The band is a crowd favorite at the Irish Fair of Minnesota, which begins today on Harriet Island in St. Paul. Dozens of newcomers sign up for lessons after seeing the pipers perform at the festival.
Unlike Scottish pipe bands that sport tartans, the Brian Boru crew -- named after the 11th century Irish king -- proudly wears the black and saffron kilts of the Irish army.
At the bars on St. Patrick's Day, the musicians have been goosed by silver-haired ladies. They also have a ready supply of salty responses when asked, "What's under the skirt?"
But it's the annual August festival that marks the band's high recruiting season.
After a few lessons, though, most novice pipers quit.
"Maybe we get one out of 15 who stick with it and become a member of the band," said pipe major John McCormick, who lives on St. Paul's West Side. "It's a lot of work."

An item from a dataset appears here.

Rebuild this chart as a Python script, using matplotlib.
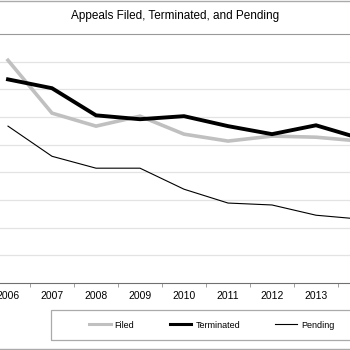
#!/usr/bin/env python3
"""Appeals filed, terminated and pending (cropped line chart)."""

import matplotlib
matplotlib.use("Agg")
import matplotlib.pyplot as plt
from matplotlib.lines import Line2D
from matplotlib.patches import Rectangle

plt.rcParams["font.family"] = ["Liberation Sans", "DejaVu Sans"]

years = ["2006", "2007", "2008", "2009", "2010", "2011", "2012", "2013", "2014"]
filed = [8050, 6140, 5670, 6030, 5380, 5130, 5310, 5270, 5130]
terminated = [7360, 7040, 6060, 5920, 6030, 5670, 5380, 5700, 5230]
pending = [5670, 4580, 4150, 4150, 3390, 2890, 2820, 2450, 2310]

W, H = 350, 350
fig = plt.figure(figsize=(3.5, 3.5), dpi=100)

# plot area runs past both image edges (the chart is cropped)
x0, x1 = -14, 382
y_top, y_bot = 34, 283
ax = fig.add_axes([x0 / W, (H - y_bot) / H, (x1 - x0) / W, (y_bot - y_top) / H])

x = list(range(len(years)))
ax.plot(x, filed, color="#c0c0c0", lw=2.6, solid_joinstyle="miter", label="Filed")
ax.plot(x, terminated, color="black", lw=2.8, solid_joinstyle="miter", label="Terminated")
ax.plot(x, pending, color="black", lw=0.8, label="Pending")

ax.set_xlim(-0.5, len(years) - 0.5)
ax.set_ylim(0, 9000)
ax.set_yticks(range(1000, 9000, 1000))
ax.yaxis.grid(True, color="#e3e3e3", lw=0.9)
ax.set_axisbelow(True)
ax.tick_params(axis="y", left=False, labelleft=False)

# last year's label falls outside the cropped picture
ax.set_xticks(x[:-1])
ax.set_xticklabels(years[:-1], fontsize=7.5)
ax.set_xticks([i + 0.5 for i in x[:-1]], minor=True)
ax.tick_params(axis="x", which="major", length=0, pad=6)
ax.tick_params(axis="x", which="minor", length=3, color="#909090")

for side in ["left", "right"]:
    ax.spines[side].set_visible(False)
ax.spines["top"].set_color("#999999")
ax.spines["bottom"].set_color("#707070")

# outer frame lines and title
fig.add_artist(Line2D([0, 1], [1 - 1 / H, 1 - 1 / H], color="#aaaaaa", lw=1))
fig.add_artist(Line2D([0, 1], [1 / H, 1 / H], color="#aaaaaa", lw=1))
fig.text(0.5, 1 - 16 / H, "Appeals Filed, Terminated, and Pending",
         ha="center", va="center", fontsize=8.5)

# legend box, cut off at right edge
fig.add_artist(Rectangle((51 / W, (H - 340) / H), 320 / W, 30 / H,
                         fill=False, edgecolor="#aaaaaa", lw=0.9))
handles = [
    Line2D([], [], color="#c0c0c0", lw=2.2),
    Line2D([], [], color="black", lw=2.2),
    Line2D([], [], color="black", lw=0.8),
]
fig.legend(handles, ["Filed", "Terminated", "Pending"], ncol=3, frameon=False,
           loc="center left", bbox_to_anchor=(89 / W, (H - 325) / H),
           fontsize=6.5, handlelength=2.4, handletextpad=0.45, columnspacing=3.9,
           borderpad=0, borderaxespad=0)

fig.savefig("out.png", dpi=100)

McCormick, who works as an insulator, started playing the pipes when he was 12. His father hooked him up with a friend in St. Paul's Irish-American community who knew how to play.
At the time, it was even less cool than today for boys to wear skirts.
"My parents were proud of me, and they would always tell people, 'My son plays the bagpipe,' " he said. "I would say, 'Don't bring that up! I want to make friends.' "
McCormick began seriously studying the pipes three years ago, when he had the maturity and motivation to keep at it.
The bagpipe is a bear of an instrument. For the first year or so, most students learn on a practice chanter -- similar to a recorder -- without picking up the real bagpipe. The rookie piper might be able to play just one tune. Some never play any.
"It's an instrument you've got to beat into submission," Russell said with a laugh.
Players must juggle complex fingering, steady blowing and the squeezing of the bag, making for an exhausting upper-body workout. A beginning student can sound dreadful -- and there's no way to hide it, given the blaring drone the pipes produce.
The idea for Minnesota's longest-surviving Irish bagpipe band started in a bar. Russell, then a social worker, was knocking back a few with his buddies, and someone got the idea of forming the group.
"One guy says, 'Yeah, but how we gonna learn?' " Russell recalled.
They found a teacher in John Ford, then a Macalester College teacher and director of its pipe band. Under Ford's instruction, the fledgling posse hammered out horrendous notes.
But they persevered, mostly because of the fellowship. Parents have brought their children, including Russell's son, Charlie. The group is made up mostly of men, ranging from teens to retirees.
"We just added a guy here, a guy there, and it's been 45 years," Russell said.
The band plays in the West St. Paul parking lot, where one member owns a business that makes Irish-themed merchandise.
Like any fraternity, though, the band has experienced some drama and even threats of extinction. Some pipers have splintered from the group as they sought a more competitive playing level.
McCormick, 43, became pipe major at 17 after one infamous split. The band grew large again, and then there was another split.
Today, about 20 pipers and drummers make up the crew, with an additional 10 or so students being groomed to join.
"All we expect is that people work hard," McCormick said. "It's important to me to pass it on, in the same way it was passed on to me."